**INPUT RECORDS:**

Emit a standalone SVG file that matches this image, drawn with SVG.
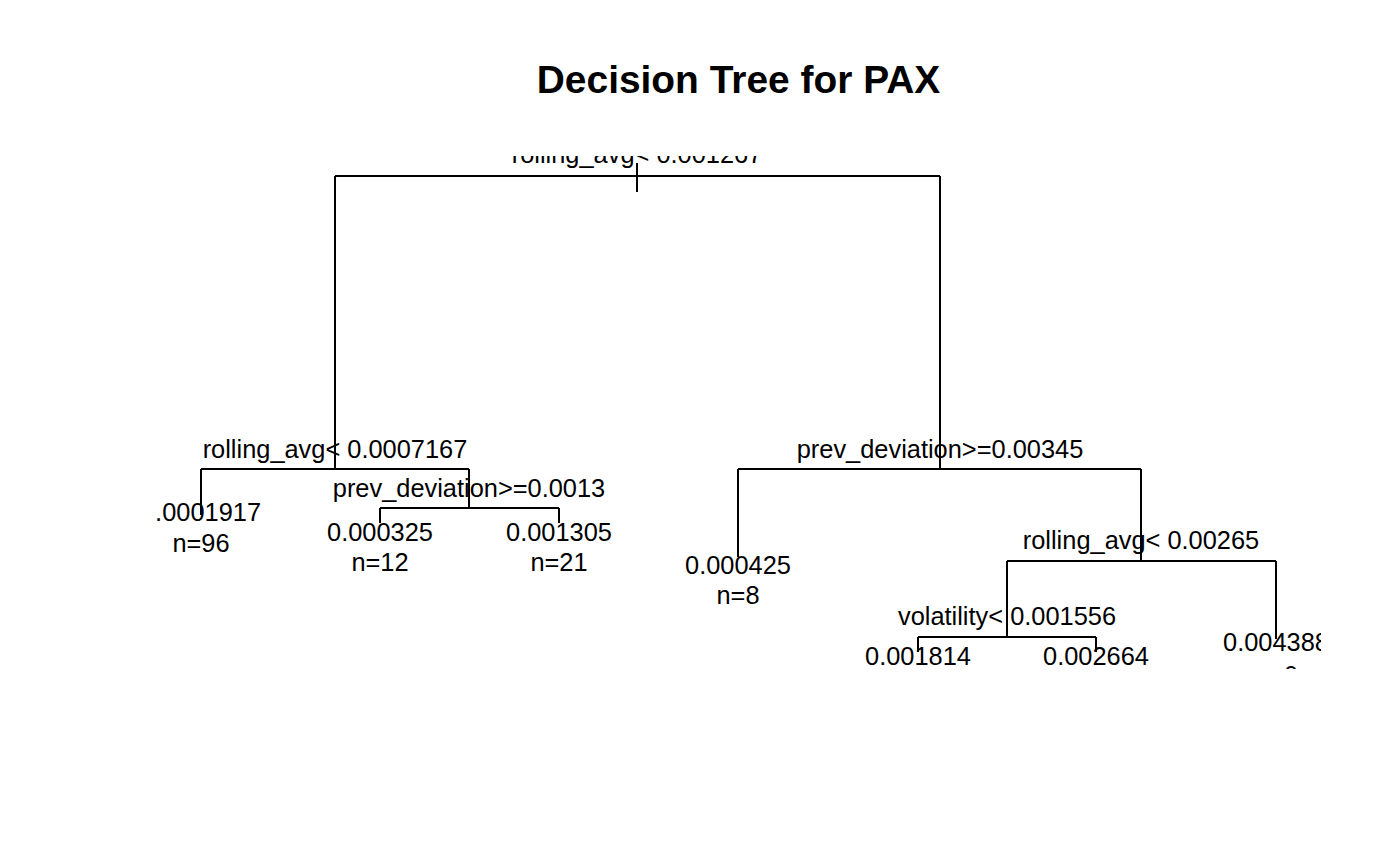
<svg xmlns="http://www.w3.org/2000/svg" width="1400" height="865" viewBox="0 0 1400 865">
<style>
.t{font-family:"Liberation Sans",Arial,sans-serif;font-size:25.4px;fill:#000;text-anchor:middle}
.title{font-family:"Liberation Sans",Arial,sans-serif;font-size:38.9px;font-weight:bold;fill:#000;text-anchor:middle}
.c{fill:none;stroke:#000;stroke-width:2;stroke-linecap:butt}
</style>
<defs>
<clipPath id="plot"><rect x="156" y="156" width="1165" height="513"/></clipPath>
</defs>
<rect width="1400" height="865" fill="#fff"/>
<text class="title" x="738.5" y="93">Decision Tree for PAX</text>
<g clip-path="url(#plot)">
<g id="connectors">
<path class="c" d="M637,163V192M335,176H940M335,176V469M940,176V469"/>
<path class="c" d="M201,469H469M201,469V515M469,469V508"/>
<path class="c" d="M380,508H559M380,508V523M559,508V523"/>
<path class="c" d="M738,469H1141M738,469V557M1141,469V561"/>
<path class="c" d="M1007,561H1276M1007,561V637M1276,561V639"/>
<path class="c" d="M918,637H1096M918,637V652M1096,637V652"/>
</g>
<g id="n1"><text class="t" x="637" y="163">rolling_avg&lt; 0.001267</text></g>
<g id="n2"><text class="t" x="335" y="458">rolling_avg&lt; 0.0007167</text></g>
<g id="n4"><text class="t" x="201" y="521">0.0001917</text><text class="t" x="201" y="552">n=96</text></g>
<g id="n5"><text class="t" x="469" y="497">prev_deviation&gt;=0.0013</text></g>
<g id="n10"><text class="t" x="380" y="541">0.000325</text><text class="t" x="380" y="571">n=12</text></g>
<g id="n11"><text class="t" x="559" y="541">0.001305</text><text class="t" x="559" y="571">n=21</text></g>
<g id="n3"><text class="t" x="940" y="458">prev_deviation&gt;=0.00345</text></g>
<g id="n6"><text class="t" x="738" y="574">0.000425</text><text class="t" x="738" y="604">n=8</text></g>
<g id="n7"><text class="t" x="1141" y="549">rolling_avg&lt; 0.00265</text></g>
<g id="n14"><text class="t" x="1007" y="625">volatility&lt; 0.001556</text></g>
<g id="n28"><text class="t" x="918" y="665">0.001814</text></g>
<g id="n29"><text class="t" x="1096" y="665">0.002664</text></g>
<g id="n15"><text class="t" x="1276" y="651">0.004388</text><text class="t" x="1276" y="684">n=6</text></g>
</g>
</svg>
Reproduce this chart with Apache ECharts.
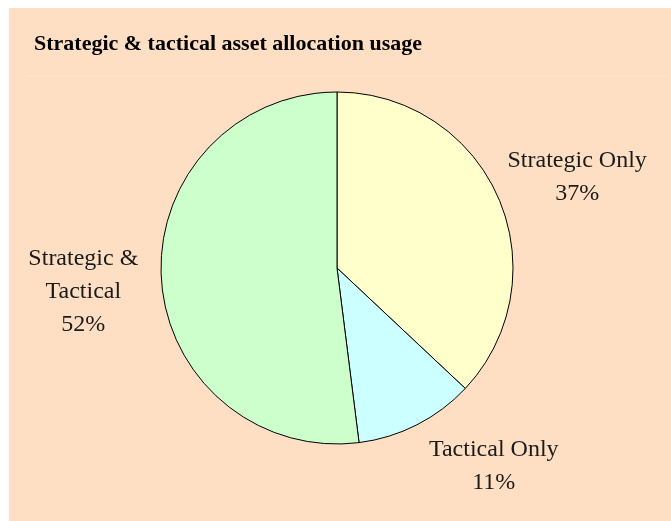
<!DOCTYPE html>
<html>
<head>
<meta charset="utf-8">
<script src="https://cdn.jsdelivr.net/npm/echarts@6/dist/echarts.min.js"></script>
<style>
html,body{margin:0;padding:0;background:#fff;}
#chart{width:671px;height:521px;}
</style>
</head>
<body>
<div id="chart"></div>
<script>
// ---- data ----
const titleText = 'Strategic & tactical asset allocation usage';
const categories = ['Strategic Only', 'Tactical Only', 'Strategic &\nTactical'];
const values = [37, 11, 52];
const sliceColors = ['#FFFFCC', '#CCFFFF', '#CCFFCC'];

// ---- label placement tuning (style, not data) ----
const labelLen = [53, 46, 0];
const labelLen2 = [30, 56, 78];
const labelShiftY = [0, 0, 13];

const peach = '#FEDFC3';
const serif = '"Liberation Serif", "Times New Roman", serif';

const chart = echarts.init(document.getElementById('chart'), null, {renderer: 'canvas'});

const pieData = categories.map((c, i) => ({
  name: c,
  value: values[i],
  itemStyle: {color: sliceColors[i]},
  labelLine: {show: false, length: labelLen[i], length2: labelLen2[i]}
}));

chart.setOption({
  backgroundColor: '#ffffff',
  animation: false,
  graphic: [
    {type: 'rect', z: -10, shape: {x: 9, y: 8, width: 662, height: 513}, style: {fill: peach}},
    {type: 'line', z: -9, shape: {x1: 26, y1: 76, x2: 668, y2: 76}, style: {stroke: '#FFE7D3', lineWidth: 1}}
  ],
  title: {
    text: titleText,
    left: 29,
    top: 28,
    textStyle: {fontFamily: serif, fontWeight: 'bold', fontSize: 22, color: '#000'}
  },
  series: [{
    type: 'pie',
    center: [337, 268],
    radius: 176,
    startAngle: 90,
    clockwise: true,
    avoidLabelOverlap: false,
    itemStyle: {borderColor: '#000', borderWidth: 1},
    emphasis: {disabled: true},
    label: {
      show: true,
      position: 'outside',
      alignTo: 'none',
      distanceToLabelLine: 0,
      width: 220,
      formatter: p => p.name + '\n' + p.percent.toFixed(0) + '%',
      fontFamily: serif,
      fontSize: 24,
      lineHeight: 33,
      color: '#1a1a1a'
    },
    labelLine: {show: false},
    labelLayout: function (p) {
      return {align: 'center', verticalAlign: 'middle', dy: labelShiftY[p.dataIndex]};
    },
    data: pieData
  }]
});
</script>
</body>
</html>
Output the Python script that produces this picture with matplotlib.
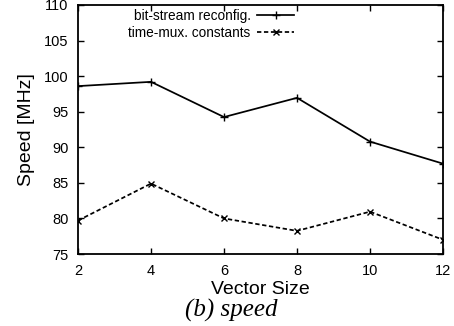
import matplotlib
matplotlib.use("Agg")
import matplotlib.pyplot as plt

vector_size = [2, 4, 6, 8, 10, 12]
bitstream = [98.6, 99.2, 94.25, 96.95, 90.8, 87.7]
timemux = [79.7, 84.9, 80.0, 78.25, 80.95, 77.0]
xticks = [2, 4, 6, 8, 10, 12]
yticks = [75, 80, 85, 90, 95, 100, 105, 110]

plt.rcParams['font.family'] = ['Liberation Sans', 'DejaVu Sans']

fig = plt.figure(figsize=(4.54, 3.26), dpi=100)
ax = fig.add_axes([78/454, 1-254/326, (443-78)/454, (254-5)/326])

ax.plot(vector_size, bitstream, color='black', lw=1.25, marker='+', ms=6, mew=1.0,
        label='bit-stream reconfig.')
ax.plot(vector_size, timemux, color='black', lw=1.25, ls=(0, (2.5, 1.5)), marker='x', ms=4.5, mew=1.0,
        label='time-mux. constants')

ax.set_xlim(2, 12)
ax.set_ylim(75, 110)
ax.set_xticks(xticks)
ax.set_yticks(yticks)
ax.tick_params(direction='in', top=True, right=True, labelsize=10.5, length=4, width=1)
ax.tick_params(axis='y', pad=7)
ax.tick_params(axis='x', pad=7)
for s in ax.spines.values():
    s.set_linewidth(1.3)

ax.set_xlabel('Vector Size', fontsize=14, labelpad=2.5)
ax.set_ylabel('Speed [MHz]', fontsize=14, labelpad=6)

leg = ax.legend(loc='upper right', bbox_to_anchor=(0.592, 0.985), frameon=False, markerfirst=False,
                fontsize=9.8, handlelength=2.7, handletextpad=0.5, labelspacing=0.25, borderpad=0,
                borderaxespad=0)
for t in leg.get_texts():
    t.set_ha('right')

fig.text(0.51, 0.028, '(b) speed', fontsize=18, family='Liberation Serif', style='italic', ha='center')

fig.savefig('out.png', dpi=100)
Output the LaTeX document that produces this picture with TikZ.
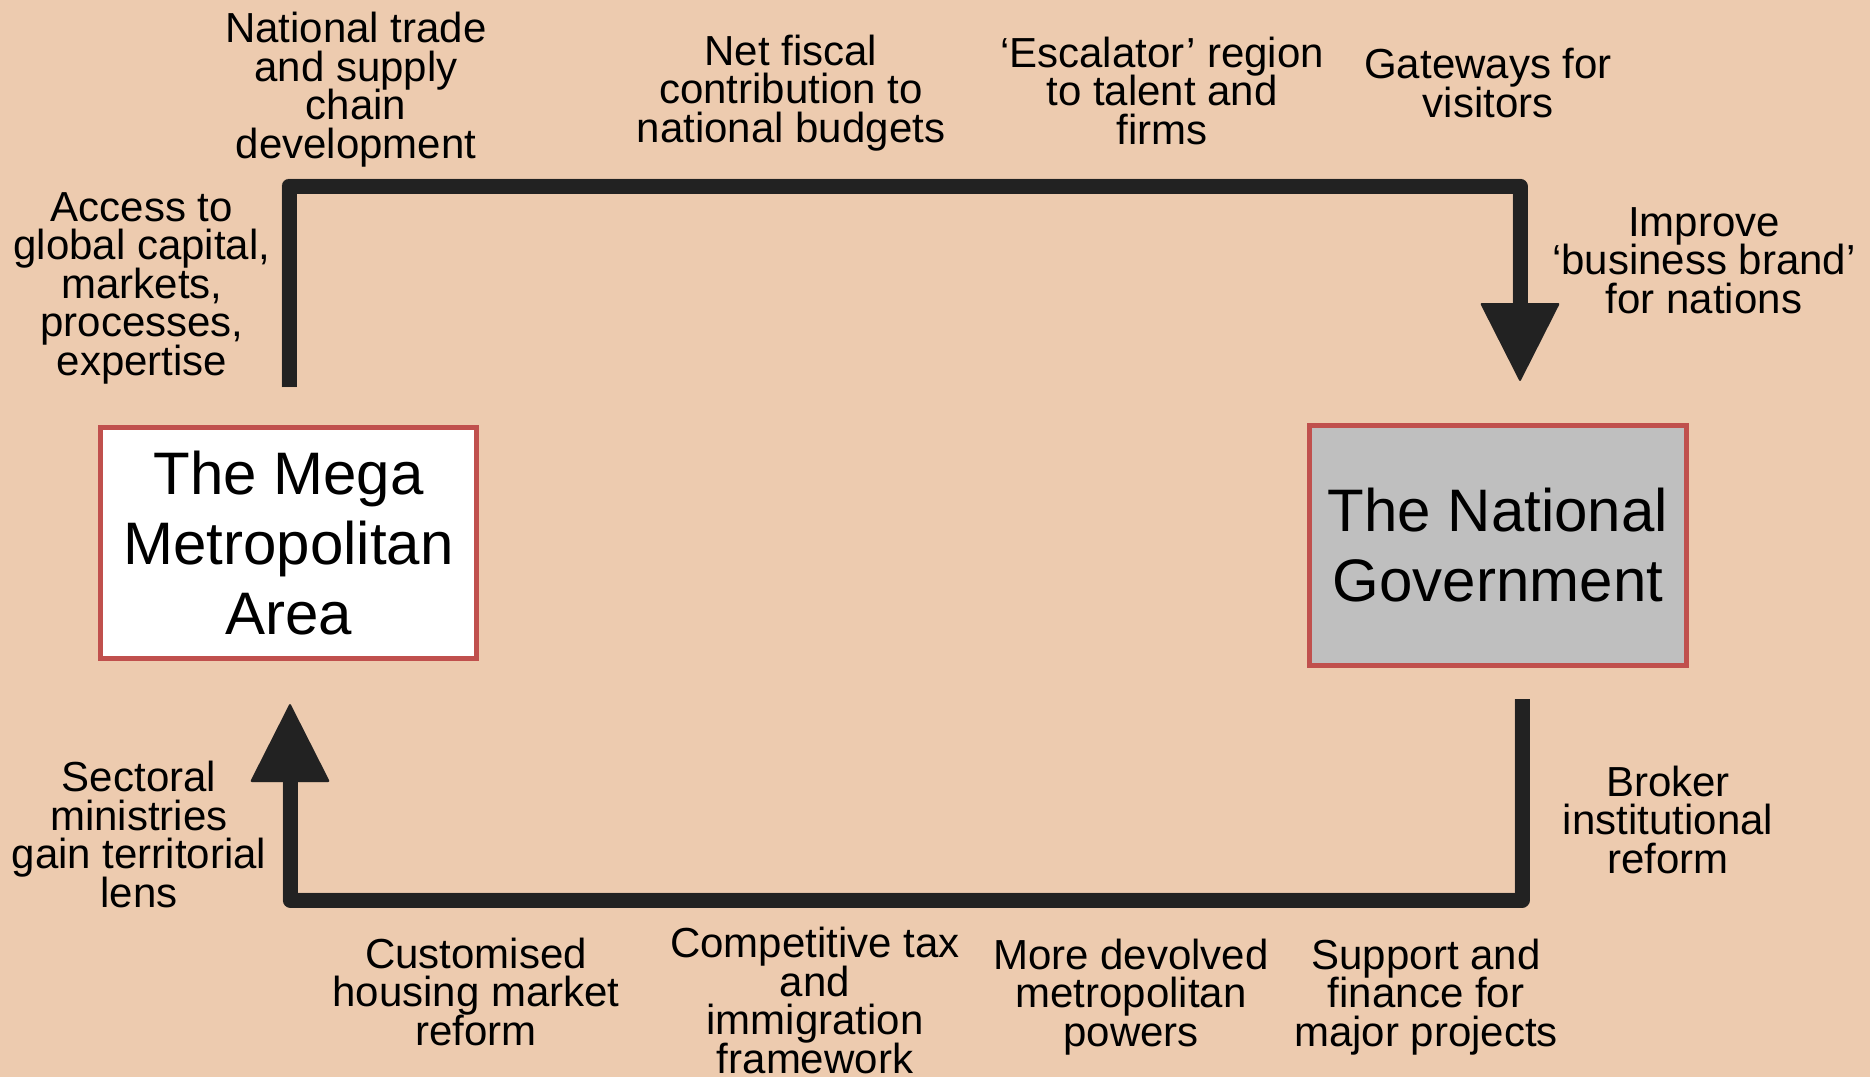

**WHAT THE EXERCISE ASKS:** Write every record out again exactly; no pictures belong in the copy.

**EXERCISE RESPONSE:**
Emit a standalone SVG file that matches this image, drawn with SVG.
<svg xmlns="http://www.w3.org/2000/svg" width="1400" height="865" viewBox="0 0 1400 865">
<style>
.t{font-family:"Liberation Sans",Arial,sans-serif;font-size:25.4px;fill:#000;text-anchor:middle}
.title{font-family:"Liberation Sans",Arial,sans-serif;font-size:38.9px;font-weight:bold;fill:#000;text-anchor:middle}
.c{fill:none;stroke:#000;stroke-width:2;stroke-linecap:butt}
</style>
<defs>
<clipPath id="plot"><rect x="156" y="156" width="1165" height="513"/></clipPath>
</defs>
<rect width="1400" height="865" fill="#fff"/>
<text class="title" x="738.5" y="93">Decision Tree for PAX</text>
<g clip-path="url(#plot)">
<g id="connectors">
<path class="c" d="M637,163V192M335,176H940M335,176V469M940,176V469"/>
<path class="c" d="M201,469H469M201,469V515M469,469V508"/>
<path class="c" d="M380,508H559M380,508V523M559,508V523"/>
<path class="c" d="M738,469H1141M738,469V557M1141,469V561"/>
<path class="c" d="M1007,561H1276M1007,561V637M1276,561V639"/>
<path class="c" d="M918,637H1096M918,637V652M1096,637V652"/>
</g>
<g id="n1"><text class="t" x="637" y="163">rolling_avg&lt; 0.001267</text></g>
<g id="n2"><text class="t" x="335" y="458">rolling_avg&lt; 0.0007167</text></g>
<g id="n4"><text class="t" x="201" y="521">0.0001917</text><text class="t" x="201" y="552">n=96</text></g>
<g id="n5"><text class="t" x="469" y="497">prev_deviation&gt;=0.0013</text></g>
<g id="n10"><text class="t" x="380" y="541">0.000325</text><text class="t" x="380" y="571">n=12</text></g>
<g id="n11"><text class="t" x="559" y="541">0.001305</text><text class="t" x="559" y="571">n=21</text></g>
<g id="n3"><text class="t" x="940" y="458">prev_deviation&gt;=0.00345</text></g>
<g id="n6"><text class="t" x="738" y="574">0.000425</text><text class="t" x="738" y="604">n=8</text></g>
<g id="n7"><text class="t" x="1141" y="549">rolling_avg&lt; 0.00265</text></g>
<g id="n14"><text class="t" x="1007" y="625">volatility&lt; 0.001556</text></g>
<g id="n28"><text class="t" x="918" y="665">0.001814</text></g>
<g id="n29"><text class="t" x="1096" y="665">0.002664</text></g>
<g id="n15"><text class="t" x="1276" y="651">0.004388</text><text class="t" x="1276" y="684">n=6</text></g>
</g>
</svg>
Reproduce this chart with Apache ECharts.
<!DOCTYPE html>
<html>
<head>
<meta charset="utf-8">
<script src="https://cdn.jsdelivr.net/npm/echarts@6/dist/echarts.min.js"></script>
<style>
html,body{margin:0;padding:0;background:#fff;}
#chart{width:671px;height:521px;}
</style>
</head>
<body>
<div id="chart"></div>
<script>
// ---- data ----
const titleText = 'Strategic & tactical asset allocation usage';
const categories = ['Strategic Only', 'Tactical Only', 'Strategic &\nTactical'];
const values = [37, 11, 52];
const sliceColors = ['#FFFFCC', '#CCFFFF', '#CCFFCC'];

// ---- label placement tuning (style, not data) ----
const labelLen = [53, 46, 0];
const labelLen2 = [30, 56, 78];
const labelShiftY = [0, 0, 13];

const peach = '#FEDFC3';
const serif = '"Liberation Serif", "Times New Roman", serif';

const chart = echarts.init(document.getElementById('chart'), null, {renderer: 'canvas'});

const pieData = categories.map((c, i) => ({
  name: c,
  value: values[i],
  itemStyle: {color: sliceColors[i]},
  labelLine: {show: false, length: labelLen[i], length2: labelLen2[i]}
}));

chart.setOption({
  backgroundColor: '#ffffff',
  animation: false,
  graphic: [
    {type: 'rect', z: -10, shape: {x: 9, y: 8, width: 662, height: 513}, style: {fill: peach}},
    {type: 'line', z: -9, shape: {x1: 26, y1: 76, x2: 668, y2: 76}, style: {stroke: '#FFE7D3', lineWidth: 1}}
  ],
  title: {
    text: titleText,
    left: 29,
    top: 28,
    textStyle: {fontFamily: serif, fontWeight: 'bold', fontSize: 22, color: '#000'}
  },
  series: [{
    type: 'pie',
    center: [337, 268],
    radius: 176,
    startAngle: 90,
    clockwise: true,
    avoidLabelOverlap: false,
    itemStyle: {borderColor: '#000', borderWidth: 1},
    emphasis: {disabled: true},
    label: {
      show: true,
      position: 'outside',
      alignTo: 'none',
      distanceToLabelLine: 0,
      width: 220,
      formatter: p => p.name + '\n' + p.percent.toFixed(0) + '%',
      fontFamily: serif,
      fontSize: 24,
      lineHeight: 33,
      color: '#1a1a1a'
    },
    labelLine: {show: false},
    labelLayout: function (p) {
      return {align: 'center', verticalAlign: 'middle', dy: labelShiftY[p.dataIndex]};
    },
    data: pieData
  }]
});
</script>
</body>
</html>
Output the Python script that produces this picture with matplotlib.
import matplotlib
matplotlib.use("Agg")
import matplotlib.pyplot as plt

vector_size = [2, 4, 6, 8, 10, 12]
bitstream = [98.6, 99.2, 94.25, 96.95, 90.8, 87.7]
timemux = [79.7, 84.9, 80.0, 78.25, 80.95, 77.0]
xticks = [2, 4, 6, 8, 10, 12]
yticks = [75, 80, 85, 90, 95, 100, 105, 110]

plt.rcParams['font.family'] = ['Liberation Sans', 'DejaVu Sans']

fig = plt.figure(figsize=(4.54, 3.26), dpi=100)
ax = fig.add_axes([78/454, 1-254/326, (443-78)/454, (254-5)/326])

ax.plot(vector_size, bitstream, color='black', lw=1.25, marker='+', ms=6, mew=1.0,
        label='bit-stream reconfig.')
ax.plot(vector_size, timemux, color='black', lw=1.25, ls=(0, (2.5, 1.5)), marker='x', ms=4.5, mew=1.0,
        label='time-mux. constants')

ax.set_xlim(2, 12)
ax.set_ylim(75, 110)
ax.set_xticks(xticks)
ax.set_yticks(yticks)
ax.tick_params(direction='in', top=True, right=True, labelsize=10.5, length=4, width=1)
ax.tick_params(axis='y', pad=7)
ax.tick_params(axis='x', pad=7)
for s in ax.spines.values():
    s.set_linewidth(1.3)

ax.set_xlabel('Vector Size', fontsize=14, labelpad=2.5)
ax.set_ylabel('Speed [MHz]', fontsize=14, labelpad=6)

leg = ax.legend(loc='upper right', bbox_to_anchor=(0.592, 0.985), frameon=False, markerfirst=False,
                fontsize=9.8, handlelength=2.7, handletextpad=0.5, labelspacing=0.25, borderpad=0,
                borderaxespad=0)
for t in leg.get_texts():
    t.set_ha('right')

fig.text(0.51, 0.028, '(b) speed', fontsize=18, family='Liberation Serif', style='italic', ha='center')

fig.savefig('out.png', dpi=100)
Output the LaTeX document that produces this picture with TikZ.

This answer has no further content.